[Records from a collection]
______
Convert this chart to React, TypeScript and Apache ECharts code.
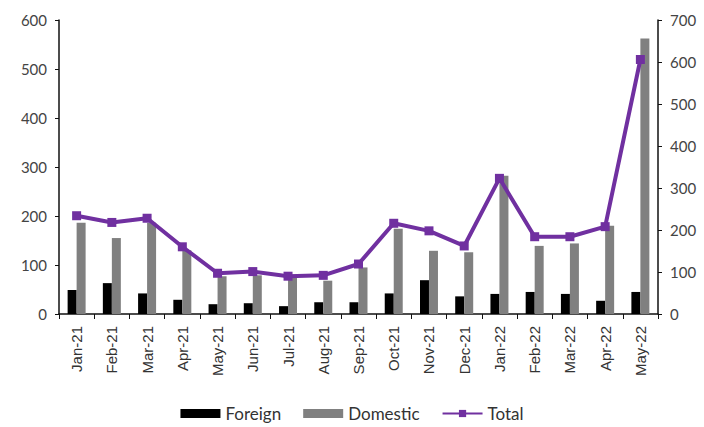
import React, { useEffect, useRef } from "react";
import * as echarts from "echarts";

const categories = ["Jan-21", "Feb-21", "Mar-21", "Apr-21", "May-21", "Jun-21", "Jul-21", "Aug-21", "Sep-21", "Oct-21", "Nov-21", "Dec-21", "Jan-22", "Feb-22", "Mar-22", "Apr-22", "May-22"];
const foreign = [49, 63, 42, 29, 20, 22, 16, 24, 24, 42, 69, 36, 41, 45, 41, 27, 45];
const domestic = [186, 155, 186, 130, 77, 79, 74, 68, 95, 174, 129, 126, 282, 139, 144, 180, 562];
const total = [234, 218, 228, 160, 97, 101, 90, 92, 119, 216, 198, 162, 323, 184, 184, 208, 606];

export default function App() {
  const ref = useRef<HTMLDivElement>(null);
  useEffect(() => {
    if (!ref.current) return;
    const chart = echarts.init(ref.current, null, { renderer: "svg" });
    const axisLine = { show: true, lineStyle: { color: "#111", width: 1.5 } };
    const numLabel = { color: "#444", fontFamily: "Lato", fontSize: 15 };
    chart.setOption({
      animation: false,
      backgroundColor: "#fff",
      grid: { left: 59, right: 46, top: 20, bottom: 113, containLabel: false },
      legend: {
        bottom: 0,
        left: "center",
        itemWidth: 40,
        itemHeight: 9,
        itemGap: 22,
        textStyle: { fontFamily: "Lato", fontSize: 17, color: "#333" },
        data: [
          { name: "Foreign", icon: "rect" },
          { name: "Domestic", icon: "rect" },
          { name: "Total" },
        ],
      },
      xAxis: {
        type: "category",
        data: categories,
        axisLine,
        axisTick: { show: true, length: 5, lineStyle: { color: "#111" } },
        axisLabel: {
          rotate: 90,
          interval: 0,
          margin: 12,
          color: "#333",
          fontFamily: "Liberation Sans",
          fontSize: 15,
        },
      },
      yAxis: [
        {
          type: "value",
          min: 0,
          max: 600,
          interval: 100,
          position: "left",
          axisLine,
          axisTick: { show: true, length: 4, lineStyle: { color: "#111" } },
          splitLine: { show: false },
          axisLabel: { ...numLabel, margin: 12 },
        },
        {
          type: "value",
          min: 0,
          max: 700,
          interval: 100,
          position: "right",
          axisLine,
          axisTick: { show: true, length: 4, lineStyle: { color: "#111" } },
          splitLine: { show: false },
          axisLabel: { ...numLabel, margin: 12 },
        },
      ],
      series: [
        {
          name: "Foreign",
          type: "bar",
          data: foreign,
          yAxisIndex: 0,
          barWidth: 9,
          barGap: "0%",
          itemStyle: { color: "#000" },
        },
        {
          name: "Domestic",
          type: "bar",
          data: domestic,
          yAxisIndex: 0,
          barWidth: 9,
          barGap: "0%",
          itemStyle: { color: "#808080" },
        },
        {
          name: "Total",
          type: "line",
          data: total,
          yAxisIndex: 1,
          symbol: "rect",
          symbolSize: 9,
          lineStyle: { color: "#7030A0", width: 4 },
          itemStyle: { color: "#7030A0" },
        },
      ],
    });
    return () => chart.dispose();
  }, []);
  return <div ref={ref} style={{ width: 704, height: 427, position: "absolute", left: 0, top: 0 }} />;
}
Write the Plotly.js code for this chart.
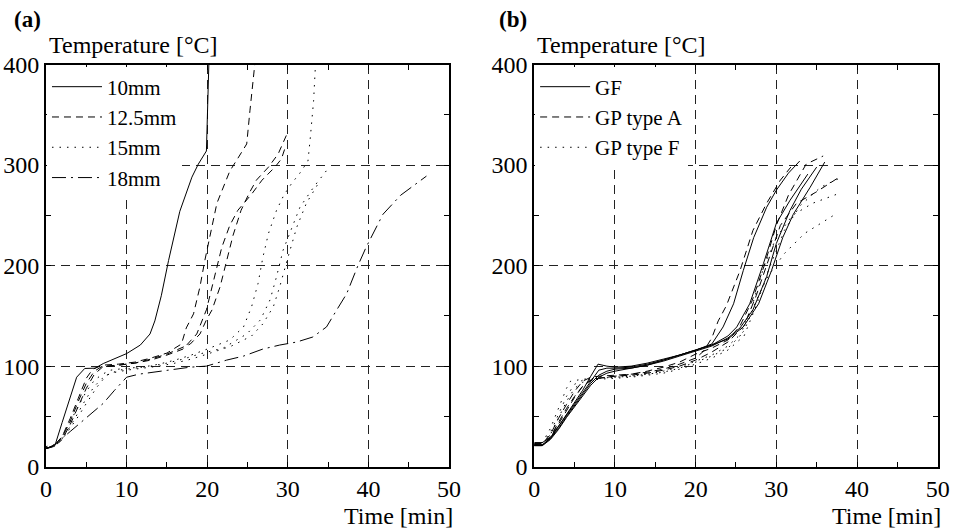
<!DOCTYPE html>
<html>
<head>
<meta charset="utf-8">
<script src="https://cdn.plot.ly/plotly-3.0.1.min.js"></script>
<style>html,body{margin:0;padding:0;background:#fff;}#plot{width:959px;height:528px;}</style>
</head>
<body>
<div id="plot"></div>
<script>
// ---------- Panel (a): slab thickness ----------
const a10_x = [0,1.1,2,3,3.8,4.8,6.1,7.1,8.5,10,11.7,12.9,13.5,14.3,15.2,16.6,18.1,18.9,19.9,20.1,20.2];
const a10_y = [18,21,44,69,89,97.7,98,102.6,107,112.5,121,132,145,170,205,254,288,301,314,360,400];

const a125A_x = [0,1,2,3,4,5,5.8,7,9,11,13,15,16.8,17.4,18.3,19.1,19.7,20.6,21.2,21.6,22.8,23.9,24.9,25.3,25.9];
const a125A_y = [18,21,30,48,68,88,97,101,102,104,108,113,122,138,152,179,205,238,262,270,294,308,321,354,400];
const a125B_x = [0,1,2,3,4,5,6,7,9,11,13,15,17.9,19.1,19.9,20.6,21.6,22.4,23.2,24.2,25.2,26.1,27.6,28.8,29.9];
const a125B_y = [18,20,27,42,60,78,92,99,101,103,107,112,122,132,146,156,179,205,230,255,272,285,298,311,331];
const a125C_x = [0,1,2,3,4,5,6,7,9,11,13,15,17,18.7,19.9,20.9,21.8,22.8,23.8,25.5,26.8,28.4,29.2,29.7];
const a125C_y = [18,21,29,45,65,83,95,100,101,103,106,111,117,132,156,189,218,240,255,271,285,298,306,318];

const a15A_x = [0,1,2,3,4,5,6,7,8,10,12,14,16,18,20,21.2,22.8,24.5,25.5,26.3,26.9,27.6,28.6,29.5,30.5,31.5,32.5,32.8,33.2,33.4];
const a15A_y = [18,21,30,45,60,75,86,92,96,98,99,102,106,111,117,121,126,139,159,182,208,232,255,270,282,292,304,328,364,395];
const a15B_x = [0,1,2,3,4,5,6.3,7.5,9,11,13,15,17,19,22,24.9,26.6,27.8,28.6,29.4,30.7,31.5,33.2,34.8];
const a15B_y = [19,20,27,38,50,63,79,91,96,98,100,103,107,112,118,132,146,166,189,215,242,258,278,294.5];
const a15C_x = [0,1,2,3,4,5,6,7,8,10,12,14,16,18,20,23,25.5,26.9,28.2,29,29.9,31.1,32.3,34];
const a15C_y = [20,22,28,40,54,68,80,88,93,96,98,100,103,107,112,120,130,142,159,179,205,238,262,284.6];

const a18_x = [0,1.1,3,5,7.1,8.5,10,11.5,13.3,15.5,17.9,19.9,22.4,24.5,26.9,29,31.1,33.1,34.8,36,37.3,38.7,39.7,41.8,44,47.2];
const a18_y = [18,22,35,49,63,76,89,92,94,96,99,100,106,110,117,121,124,129,139,155,172,200,218,251,270,289];

// ---------- Panel (b): gypsum board types ----------
const bGF1_x = [0,1,2,3,4,5,6,7,7.9,9,10,12,14,16,18,20,22,23.4,24.7,25.9,27.2,28.8,30,31.5,32.9];
const bGF1_y = [21,21,28,40,52,63,76,90,102,100,99,100,103,107,111,116,122,139,162,195,228,258,275,292,304];
const bGF2_x = [0,1,2,3,4,5,6,7,8,9,10,12,14,16,18,20,22,24,25.1,26.7,28.4,30,31.7,33.9];
const bGF2_y = [24,24,29,40,51,62,73,85,96,98,98,99,102,106,111,116,121,130,139,162,202,242,265,291];
const bGF3_x = [0,1,2,3,4,5,6,7,8,9,10,12,14,16,18,20,22,24,25.9,27.8,29.4,30.8,32.1,34.2,36];
const bGF3_y = [21,21,27,37,49,60,71,81,89,93,95,98,101,106,111,116,121,127,139,162,195,228,251,278,303];
const bGF4_x = [0,1,2,3,4,5,6,7,8,9,10,12,14,16,18,20,22,24,25.5,27.1,28.8,30,31.7,33.1,35];
const bGF4_y = [22,22,28,38,50,61,72,83,91,95,97,98,101,105,110,115,120,128,138,156,189,222,255,276,298];

const bA1_x = [0,1,2,3,4,5,6,7,8,10,12,14,16,18,20,21,22,22.8,23.8,25.5,27.1,28.8,30.5,31.8];
const bA1_y = [22,23,32,48,62,75,85,89,90,91,92,94,97,102,108,115,128,145,160,195,235,262,285,298];
const bA2_x = [0,1,2,3,4,5,6,7,8,10,12,14,16,18,20,22,24,25.5,27,28.5,30,31.5,33.7,35.8];
const bA2_y = [23,23,30,44,58,70,80,86,88,90,92,95,99,104,112,118,126,140,165,200,240,270,301,309];
const bA3_x = [0,1,2,3,4,5,6,7,8,10,12,14,16,18,20,22,24,26,27.5,29,30.5,32.5,34.9,37.8];
const bA3_y = [21,21,29,42,56,69,80,86,88,90,91,93,96,100,106,114,124,140,170,205,240,262,273,288];

const bF1_x = [0,1,2,3,4,4.5,6,8,10,12,14,16,18,20,22,24,25.5,27,28.5,30,32,34.5,37.5];
const bF1_y = [22,24,38,58,78,85,87,88,89,90,92,94,98,104,110,118,130,160,200,228,250,262,271];
const bF2_x = [0,1,2,3,4,5,6,8,10,12,14,16,18,20,22,24,26,27.5,29,31,33.5,37.1];
const bF2_y = [23,24,34,52,70,82,86,88,89,90,92,95,99,105,111,120,135,165,190,212,232,250];
const bF3_x = [0,1,2,3,4,5,6,8,10,12,14,16,18,20,22,24,26,27.5,29,31,33,35.5,38.1];
const bF3_y = [21,22,32,48,65,78,84,87,88,89,91,93,97,102,108,116,130,160,195,235,260,278,288];

const xTickVals = [0,10,20,30,40,50];
const yTickVals = [0,100,200,300,400];
const xTitle = 'Time [min]';
const yTitle = 'Temperature [°C]';

const FONT = "'Liberation Serif'";
const DASH = {solid:'solid', dash:'7px,5px', dot:'1.5px,6px', dashdot:'14px,5px,2px,5px'};

function tr(x, y, name, dash, ax, leg, show, grp, w) {
  return {x:x, y:y, type:'scatter', mode:'lines', name:name, legendgroup:grp,
    showlegend:show, legend:leg, xaxis:ax[0], yaxis:ax[1],
    line:{color:'#000', width:w||1, dash:DASH[dash]}, hoverinfo:'skip'};
}
const A = ['x','y'], B = ['x2','y2'];
const data = [
  tr(a10_x,a10_y,'10mm','solid',A,'legend',true,'a10'),
  tr(a125A_x,a125A_y,'12.5mm','dash',A,'legend',true,'a125'),
  tr(a125B_x,a125B_y,'12.5mm','dash',A,'legend',false,'a125'),
  tr(a125C_x,a125C_y,'12.5mm','dash',A,'legend',false,'a125'),
  tr(a15A_x,a15A_y,'15mm','dot',A,'legend',true,'a15'),
  tr(a15B_x,a15B_y,'15mm','dot',A,'legend',false,'a15'),
  tr(a15C_x,a15C_y,'15mm','dot',A,'legend',false,'a15'),
  tr(a18_x,a18_y,'18mm','dashdot',A,'legend',true,'a18'),
  tr(bGF1_x,bGF1_y,'GF','solid',B,'legend2',true,'gf'),
  tr(bGF2_x,bGF2_y,'GF','solid',B,'legend2',false,'gf'),
  tr(bGF3_x,bGF3_y,'GF','solid',B,'legend2',false,'gf'),
  tr(bGF4_x,bGF4_y,'GF','solid',B,'legend2',false,'gf'),
  tr(bA1_x,bA1_y,'GP type A','dash',B,'legend2',true,'ga'),
  tr(bA2_x,bA2_y,'GP type A','dash',B,'legend2',false,'ga'),
  tr(bA3_x,bA3_y,'GP type A','dash',B,'legend2',false,'ga'),
  tr(bF1_x,bF1_y,'GP type F','dot',B,'legend2',true,'gpf'),
  tr(bF2_x,bF2_y,'GP type F','dot',B,'legend2',false,'gpf'),
  tr(bF3_x,bF3_y,'GP type F','dot',B,'legend2',false,'gpf')
];

function xa(domain, anchor) {
  return {domain:domain, anchor:anchor, range:[0,50], tickvals:xTickVals, ticktext:xTickVals.map(String),
    ticks:'inside', ticklen:5, tickcolor:'#000', showline:true, linecolor:'#000', linewidth:2, mirror:'ticks',
    showgrid:true, gridcolor:'#222', gridwidth:1, griddash:'9px,6px', zeroline:false,
    minor:{dtick:5, tick0:0, ticks:'inside', ticklen:5, tickcolor:'#000', showgrid:false},
    tickfont:{family:FONT, size:24, color:'#000'}, fixedrange:true};
}
function ya(domain, anchor) {
  return {domain:domain, anchor:anchor, range:[0,400], tickvals:yTickVals, ticktext:yTickVals.map(String),
    ticks:'inside', ticklen:5, tickcolor:'#000', showline:true, linecolor:'#000', linewidth:2, mirror:'ticks',
    showgrid:true, gridcolor:'#222', gridwidth:1, griddash:'9px,6px', zeroline:false,
    minor:{dtick:50, tick0:0, ticks:'inside', ticklen:5, tickcolor:'#000', showgrid:false},
    tickfont:{family:FONT, size:24, color:'#000'}, fixedrange:true};
}
const yDom = [0.1161, 0.8778];
const layout = {
  width:959, height:528, margin:{l:0,r:0,t:0,b:0}, paper_bgcolor:'#fff', plot_bgcolor:'#fff',
  font:{family:FONT, size:22, color:'#000'},
  xaxis: xa([0.048,0.4682],'y'), yaxis: ya(yDom,'x'),
  xaxis2: xa([0.5571,0.9778],'y2'), yaxis2: ya(yDom,'x2'),
  legend:{x:0.049, y:0.874, xanchor:'left', yanchor:'top', bgcolor:'#fff', borderwidth:0,
    font:{family:FONT, size:21, color:'#000'}, itemwidth:50, tracegroupgap:0},
  legend2:{x:0.558, y:0.874, xanchor:'left', yanchor:'top', bgcolor:'#fff', borderwidth:0,
    font:{family:FONT, size:21, color:'#000'}, itemwidth:50, tracegroupgap:0},
  showlegend:true,
  annotations:[
    {text:'<b>(a)</b>', xref:'paper', yref:'paper', x:0.012, y:1-20/528, xanchor:'left', yanchor:'middle', showarrow:false, font:{family:FONT,size:23}},
    {text:'<b>(b)</b>', xref:'paper', yref:'paper', x:0.518, y:1-20/528, xanchor:'left', yanchor:'middle', showarrow:false, font:{family:FONT,size:23}},
    {text:yTitle, xref:'paper', yref:'paper', x:0.049, y:1-45/528, xanchor:'left', yanchor:'middle', showarrow:false, font:{family:FONT,size:24}},
    {text:yTitle, xref:'paper', yref:'paper', x:0.558, y:1-45/528, xanchor:'left', yanchor:'middle', showarrow:false, font:{family:FONT,size:24}},
    {text:xTitle, xref:'paper', yref:'paper', x:455/959, y:1-516/528, xanchor:'right', yanchor:'middle', showarrow:false, font:{family:FONT,size:24}},
    {text:xTitle, xref:'paper', yref:'paper', x:943/959, y:1-516/528, xanchor:'right', yanchor:'middle', showarrow:false, font:{family:FONT,size:24}}
  ]
};
Plotly.newPlot('plot', data, layout, {displayModeBar:false, staticPlot:true});
</script>
</body>
</html>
______
* Objective
Give only the number of lines in the entries above that contain the string "this".

* The result
2